Effective on July 1, 2020, WHD will no longer pursue pre-litigation liquidated damages as its default policy in its administratively resolved investigations.
Under the FLSA, liquidated damages are equal to the amount of back wages due to the employee. For instance, if an employer owes an employee $5,000 as a result of FLSA violations, the liquidated damages add another $5,000 to the back pay that the employee can receive.

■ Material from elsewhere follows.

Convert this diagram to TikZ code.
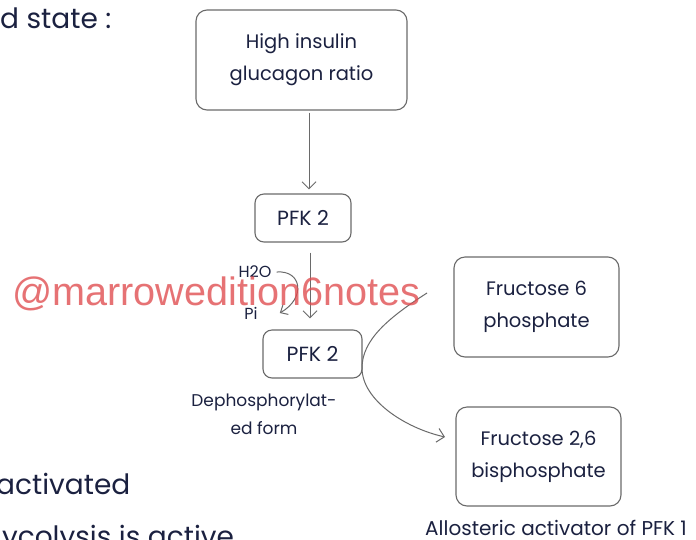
\documentclass[tikz,border=0pt]{standalone}
\usepackage{fontspec}
\setmainfont{Poppins}
\newfontfamily\markfont{Liberation Sans}
\usetikzlibrary{arrows.meta}
\definecolor{ink}{HTML}{1B2140}
\definecolor{rim}{HTML}{6A6A6A}
\definecolor{stamp}{HTML}{E04B4E}
\begin{document}
\begin{tikzpicture}[x=1pt,y=-1pt,
  box/.style={draw=rim, line width=1.1pt, rounded corners=11pt, text=ink, align=center,
              font=\fontsize{19.5}{32}\selectfont, inner sep=0pt},
  note/.style={text=ink, align=center, inner sep=0pt, font=\fontsize{17}{28}\selectfont},
  big/.style={text=ink, inner sep=0pt, font=\fontsize{28}{30}\selectfont},
  link/.style={draw=rim, line width=1pt, -{Straight Barb[length=7pt,width=14pt]}},
  hook/.style={draw=rim, line width=1pt, -{Straight Barb[length=6pt,width=11pt]}},
]
\useasboundingbox (0,0) rectangle (696,539);
\clip (0,0) rectangle (696,539);
\fill[white] (0,0) rectangle (696,539);

% headings, partly running off the page
\node[big, anchor=base west] (fed) at (0,28) {d state :};
\node[big, anchor=base west] (act) at (-4,494) {activated};
\node[big, anchor=base west] (gly) at (-24,546) {glycolysis is active};

% boxes
\node[box, minimum width=211pt, minimum height=100pt] (ratio) at (301.5,60) {High insulin\\glucagon ratio};
\node[box, minimum width=96pt, minimum height=48pt, rounded corners=9pt,
      font=\fontsize{20.5}{24}\selectfont] (pfkA) at (303,218) {PFK 2};
\node[box, minimum width=99pt, minimum height=48pt, rounded corners=9pt,
      font=\fontsize{20.5}{24}\selectfont] (pfkB) at (312.5,354) {PFK 2};
\node[box, minimum width=165pt, minimum height=100pt] (f6p) at (536.5,307) {Fructose 6\\phosphate};
\node[box, minimum width=165pt, minimum height=99pt] (f26) at (538.5,456.5) {Fructose 2,6\\bisphosphate};

% labels
\node[note] (deph) at (264,414) {Dephosphorylat-\\ed form};
\node[note, anchor=base west, font=\fontsize{20}{24}\selectfont] (allo) at (425,535) {Allosteric activator of PFK 1};
\node[note, font=\fontsize{16}{18}\selectfont] (h2o) at (255,272) {H2O};
\node[note, font=\fontsize{16}{18}\selectfont] (pi) at (251,313) {Pi};

% straight arrows
\draw[link, shorten <=2pt, shorten >=4pt] ([xshift=7.5pt]ratio.south) -- ([xshift=6pt]pfkA.north);
\draw[link, shorten <=10pt, shorten >=11pt] ([xshift=7pt]pfkA.south) -- ([xshift=-2.5pt]pfkB.north);

% water in, phosphate out
\draw[hook] ([xshift=5pt]h2o.east) .. controls (302,270) and (306,298) .. ([xshift=22pt]pi.east);

% fructose 6-phosphate to fructose 2,6-bisphosphate past PFK 2
\coordinate (c1) at (427,293);
\coordinate (c2) at (445,437);
\draw[link] (c1) .. controls (388,318) and (362,340) .. (362,368)
            .. controls (362,400) and (405,428) .. (c2);

% watermark
\node[anchor=base west, inner sep=0pt, text=stamp, opacity=0.78,
      font=\markfont\fontsize{39.6}{40}\selectfont] (mark) at (12,305) {@marrowedition6notes};
\end{tikzpicture}
\end{document}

From its creation in 1938 until 2010, WHD did not administratively assess liquidated damages as part of an informal settlement but sought them when in litigation. Some would argue this is because the FLSA does not include authority for WHD to impose liquidated damages, per 29 U.S.C. § 216(c). The Obama DOL in 2010 changed this practice on a pilot basis, and pre-litigation liquidated damage assessments eventually became the norm for the agency. Given the statutory language, many WHD observers and even some within the agency (including yours truly) believed employers would challenge the policy in court and prevail, and it would be short-lived. For whatever reasons, such as the cost of litigation against the unlimited resources of the federal government, or concerns about adverse publicity, those observers were wrong.
It is not a surprise that the Trump Administration is largely reversing this practice, under the authority of Executive Order 13924, which tasked federal agencies with removing regulatory and enforcement barriers to economic prosperity for Americans in the wake of COVID-19. The only surprise is that it took them 3-1/2 years and a pandemic to do so.
In a June 24 announcement, effective July 1, 2020, the WHD will limit administrative cases in which liquidated damages are sought, and will not assess pre-litigation liquidated damages if any one of the following circumstances exist:
- There is no clear evidence of bad faith and willfulness for the violation on the part of the employer;
- The employer’s explanation for the violations show that they were the result of a bona fide dispute of unsettled law under the FLSA;
- The employer has no previous history of FLSA violations;
- The matter involves individual coverage only (FLSA individual coverage applies to employees whose duties involve interstate commerce-affecting activities, even if their employer does not meet the enterprise coverage standard because it is a non-profit entity or the annual sales volume is less than $500,00);
- The matter involves certain complex exemption issues, including the white collar exemptions; or
- The matter involves State and local government agencies or other non-profits.
This new policy also applies to ongoing investigations in which the final conference was not conducted by July 1, 2020.
Also beginning July 1, pre-litigation liquidated damages that are assessed under the FLSA must be submitted to and approved by both the WHD Administrator and the Solicitor of Labor on an individual case basis.
Now, the recovery of pre-litigation liquidated damages will be “the exception, not the rule,” according to Patrick Pizzella, the Deputy Secretary of the DOL. This change will certainly be welcome for any employer investigated by the agency.